In 2021, Materials Science Ph.D. student Luke Suttey won the EIPBN’s Grand Prize for his micrograph entitled Pretzel Sticks. The micrograph depicts electrospun polymer filters that were fabricated during the pandemic to accommodate the increased demand for novel mask materials. That same year Dr. Jessica Andriolo won the Most Bizarre micrograph for her image entitled Dr. Seuss Coloring Book, and an honorable mention for a second micrograph entitled Where’s Mickey?

Researchers have published work in The Journal of Vacuum Science and Technology B; The Journal of Physical Chemistry B; Water Supply, Coatings, Separation and Purification Technology; and MRS Communications, printed by the Cambridge University Press.

“I never would have thought we would be able to do this,” Skinner said. “We interact with peers all over the world. Our students go to conferences with these massive, internationally known schools and laboratories, they get job offers, they collaborate. That’s the goal. The goal is for us to be invited to the table and be a peer institution that brings something to the table.”

Skinner is a Butte native (B.S. General Engineering–Mechanical Option, ’00) who went on to get his M.S. degree from Washington State University, Pullman, WA, in Mechanical Engineering in 2002, and a Ph.D. from the University of California, Davis, CA, in Mechanical Engineering in 2007. He was a graduate student researcher at the Berkeley Sensor and Actuator Center (BSAC) at the University of California, Berkeley from 2004 to 2007, where he developed diffractive optical microsystems. From 2003 to 2012, he was with Sandia National Laboratories in Livermore, California.

While Skinner had to leave Butte to find more opportunities, he hopes students like Vorhies and Taiswa see the Mining City as a potential long-term home for their scientific endeavors, rather than leaving for Silicon Valley or another major international city.

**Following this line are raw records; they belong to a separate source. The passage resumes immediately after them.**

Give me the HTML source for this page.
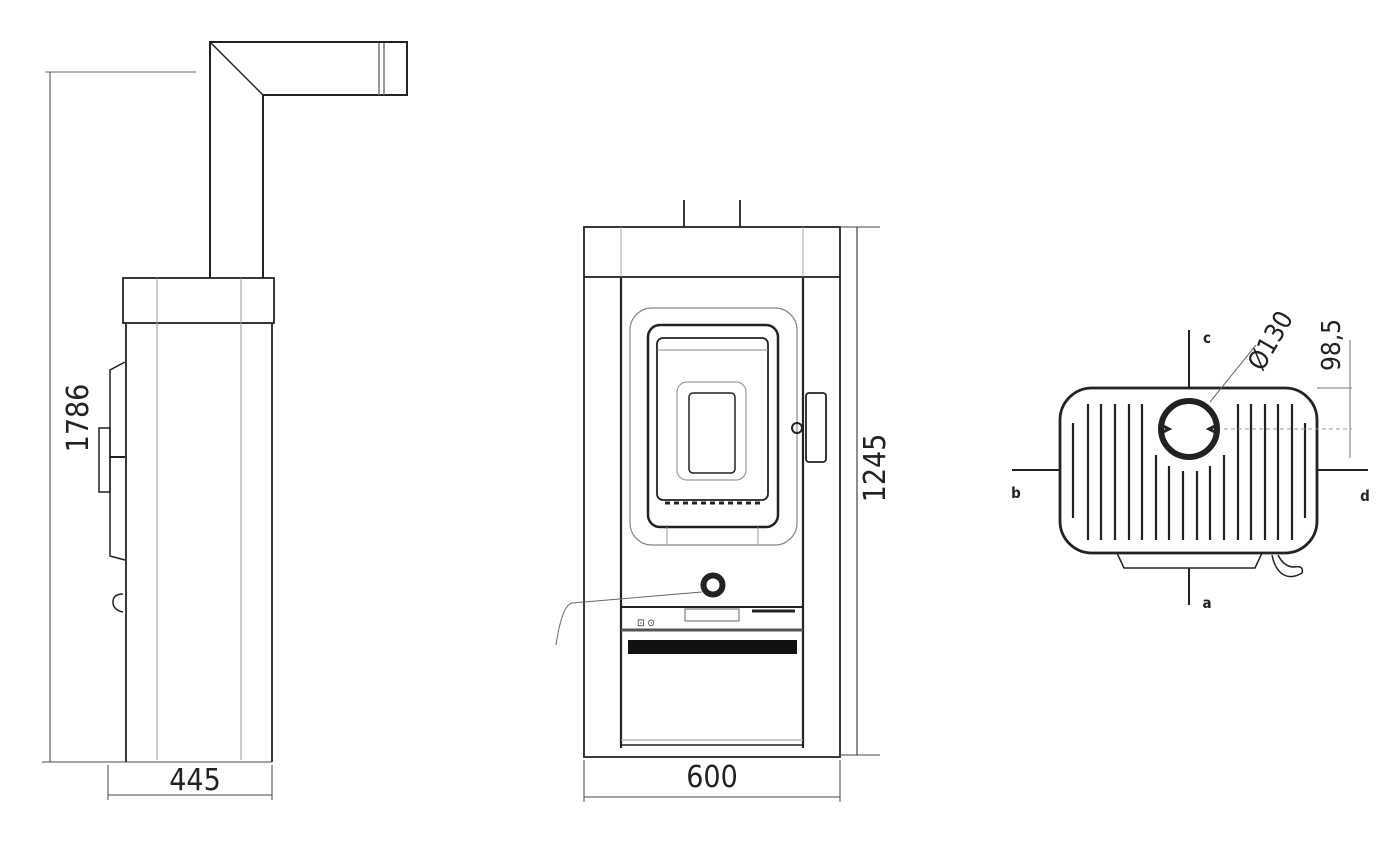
<!DOCTYPE html>
<html><head><meta charset="utf-8"><style>
html,body{margin:0;padding:0;background:#fff;}
svg{display:block;}
text{font-family:"DejaVu Sans Condensed","Liberation Sans",sans-serif;fill:#222;}
</style></head><body>
<svg width="1400" height="851" viewBox="0 0 1400 851" xmlns="http://www.w3.org/2000/svg" fill="none" stroke="#222" stroke-width="1.5">
<!-- SIDE VIEW -->
<g>
<path d="M210 278 V42 H407 V95 H263 V278" stroke-width="2"/>
<line x1="211" y1="43" x2="263" y2="95" stroke-width="1.5"/>
<line x1="379" y1="43" x2="379" y2="95" stroke="#777"/>
<line x1="384" y1="43" x2="384" y2="95" stroke="#777"/>
<rect x="123" y="278" width="151" height="45" stroke-width="1.8"/>
<path d="M126 323 V762 M272 323 V762" stroke-width="1.8"/>
<line x1="157" y1="278" x2="157" y2="760" stroke="#999" stroke-width="1"/>
<line x1="241" y1="278" x2="241" y2="760" stroke="#999" stroke-width="1"/>
<path d="M125 362 L110 370 V556 L125 560" stroke-width="1.5"/>
<rect x="99" y="428" width="11" height="64" stroke-width="1.5"/>
<line x1="110" y1="457" x2="125" y2="457" stroke-width="2"/>
<path d="M123 594 q-10 0 -10 8 q0 8 10 10" stroke-width="1.5"/>
<!-- dims -->
<line x1="45" y1="72" x2="196" y2="72" stroke="#666" stroke-width="1"/>
<line x1="50" y1="72" x2="50" y2="762" stroke="#444" stroke-width="1"/>
<line x1="42" y1="762" x2="272" y2="762" stroke="#444" stroke-width="1"/>
<line x1="108" y1="765" x2="108" y2="800" stroke="#444" stroke-width="1"/>
<line x1="272" y1="765" x2="272" y2="800" stroke="#444" stroke-width="1"/>
<line x1="108" y1="795" x2="272" y2="795" stroke="#444" stroke-width="1"/>
<text x="195" y="790" font-size="30" text-anchor="middle" stroke="none">445</text>
<text transform="translate(88,418) rotate(-90)" font-size="30" text-anchor="middle" stroke="none">1786</text>
</g>
<!-- FRONT VIEW -->
<g>
<line x1="684" y1="200" x2="684" y2="227" stroke-width="1.8"/>
<line x1="740" y1="200" x2="740" y2="227" stroke-width="1.8"/>
<rect x="584" y="227" width="256" height="50" stroke-width="1.8"/>
<line x1="621" y1="227" x2="621" y2="277" stroke="#aaa" stroke-width="1"/>
<line x1="803" y1="227" x2="803" y2="277" stroke="#aaa" stroke-width="1"/>
<path d="M584 277 V757 H840 V277" stroke-width="1.8"/>
<path d="M621 277 V748 M803 277 V748" stroke-width="2.2"/>
<line x1="621" y1="745" x2="803" y2="745" stroke-width="1.5"/>
<line x1="621" y1="740" x2="803" y2="740" stroke="#999" stroke-width="1"/>
<rect x="630" y="308" width="167" height="237" rx="22" stroke="#888" stroke-width="1.2"/>
<rect x="648" y="325" width="130" height="202" rx="12" stroke-width="2.5"/>
<rect x="657" y="338" width="111" height="162" rx="6" stroke-width="1.8"/>
<line x1="657" y1="350" x2="768" y2="350" stroke="#888" stroke-width="1"/>
<rect x="677" y="382" width="69" height="98" rx="10" stroke="#999" stroke-width="1.2"/>
<rect x="689" y="393" width="46" height="80" rx="4" stroke-width="1.5"/>
<line x1="665" y1="503" x2="762" y2="503" stroke-width="3" stroke-dasharray="5 4"/>
<line x1="667" y1="527" x2="667" y2="545" stroke="#999" stroke-width="1"/>
<line x1="758" y1="527" x2="758" y2="545" stroke="#999" stroke-width="1"/>
<rect x="806" y="393" width="20" height="69" rx="3" stroke-width="1.8"/>
<circle cx="797" cy="428" r="5" stroke-width="2"/>
<circle cx="713" cy="585" r="9.5" stroke-width="6"/>
<path d="M702 592 L572 603 Q562 605 556 645" stroke="#666" stroke-width="1"/>
<line x1="621" y1="607" x2="803" y2="607" stroke-width="2"/>
<rect x="685" y="609" width="54" height="12" stroke="#666" stroke-width="1"/>
<line x1="752" y1="611" x2="795" y2="611" stroke-width="3"/>
<text x="637" y="626" font-size="10" stroke="none">⊡ ⊙</text>
<line x1="621" y1="630" x2="803" y2="630" stroke="#555" stroke-width="3"/>
<rect x="628" y="640" width="169" height="14" fill="#111" stroke="none"/>
<!-- dims -->
<line x1="840" y1="227" x2="880" y2="227" stroke="#444" stroke-width="1"/>
<line x1="840" y1="755" x2="880" y2="755" stroke="#444" stroke-width="1"/>
<line x1="857" y1="227" x2="857" y2="755" stroke="#444" stroke-width="1.2"/>
<line x1="584" y1="760" x2="584" y2="802" stroke="#444" stroke-width="1"/>
<line x1="840" y1="760" x2="840" y2="802" stroke="#444" stroke-width="1"/>
<line x1="584" y1="797" x2="840" y2="797" stroke="#444" stroke-width="1"/>
<text x="712" y="787" font-size="30" text-anchor="middle" stroke="none">600</text>
<text transform="translate(885,468) rotate(-90)" font-size="30" text-anchor="middle" stroke="none">1245</text>
</g>
<!-- TOP VIEW -->
<g>
<path d="M1117 553 L1124 568 H1255 L1262 553" stroke-width="1.5"/>
<path d="M1272 555 q3 15 12 20 q8 4 18 -2 q2 -8 -8 -6 q-10 0 -16 -12" stroke-width="1.5"/>
<rect x="1060" y="388" width="257" height="165" rx="32" stroke-width="2.8"/>
<g stroke-width="2.2">
<line x1="1073" y1="423" x2="1073" y2="518"/>
<line x1="1088" y1="404" x2="1088" y2="540"/>
<line x1="1101" y1="404" x2="1101" y2="540"/>
<line x1="1115" y1="404" x2="1115" y2="540"/>
<line x1="1129" y1="404" x2="1129" y2="540"/>
<line x1="1142" y1="404" x2="1142" y2="540"/>
<line x1="1156" y1="455" x2="1156" y2="540"/>
<line x1="1169" y1="466" x2="1169" y2="540"/>
<line x1="1183" y1="471" x2="1183" y2="540"/>
<line x1="1197" y1="471" x2="1197" y2="540"/>
<line x1="1210" y1="466" x2="1210" y2="540"/>
<line x1="1224" y1="455" x2="1224" y2="540"/>
<line x1="1238" y1="404" x2="1238" y2="540"/>
<line x1="1251" y1="404" x2="1251" y2="540"/>
<line x1="1265" y1="404" x2="1265" y2="540"/>
<line x1="1278" y1="404" x2="1278" y2="540"/>
<line x1="1292" y1="404" x2="1292" y2="540"/>
<line x1="1305" y1="423" x2="1305" y2="518"/>
</g>
<circle cx="1189" cy="429" r="28" fill="#fff" stroke-width="6"/>
<path d="M1161 425 l8 4 l-8 4 M1217 425 l-8 4 l8 4" stroke-width="3"/>
<line x1="1189" y1="330" x2="1189" y2="388" stroke-width="2"/>
<line x1="1189" y1="568" x2="1189" y2="605" stroke-width="2"/>
<line x1="1012" y1="470" x2="1060" y2="470" stroke-width="2"/>
<line x1="1317" y1="470" x2="1368" y2="470" stroke-width="2"/>
<text x="1207" y="343" font-size="15" font-weight="bold" text-anchor="middle" stroke="none">c</text>
<text x="1207" y="608" font-size="15" font-weight="bold" text-anchor="middle" stroke="none">a</text>
<text x="1016" y="498" font-size="15" font-weight="bold" text-anchor="middle" stroke="none">b</text>
<text x="1365" y="501" font-size="15" font-weight="bold" text-anchor="middle" stroke="none">d</text>
<line x1="1210" y1="402" x2="1256" y2="345" stroke="#666" stroke-width="1"/>
<text transform="translate(1278,345) rotate(-60)" font-size="26" text-anchor="middle" stroke="none">Ø130</text>
<text transform="translate(1340,345) rotate(-90)" font-size="26" text-anchor="middle" stroke="none">98,5</text>
<line x1="1350" y1="340" x2="1350" y2="458" stroke="#777" stroke-width="1"/>
<line x1="1317" y1="388" x2="1352" y2="388" stroke="#777" stroke-width="1"/>
<line x1="1224" y1="429" x2="1352" y2="429" stroke="#999" stroke-width="1" stroke-dasharray="4 3"/>
</g>
</svg>
</body></html>
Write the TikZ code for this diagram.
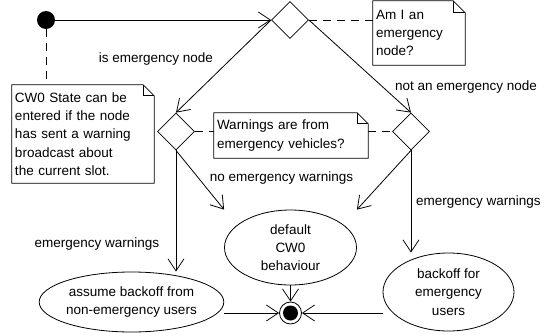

“If you don’t want to leave Butte, you don’t have to leave,” Skinner said. “We’re working on proposals that would help build the local economy. We patent our work. We are here to change things, and offer more to our students, to our community.”

Vorhies would like to work for a national laboratory as a scientific researcher, and Taiswa has a plan to perhaps stick around Butte a little longer before tackling a lifelong dream: of pursuing a political career in his home country of Kenya.

“Our students can go anywhere and be successful,” Skinner said.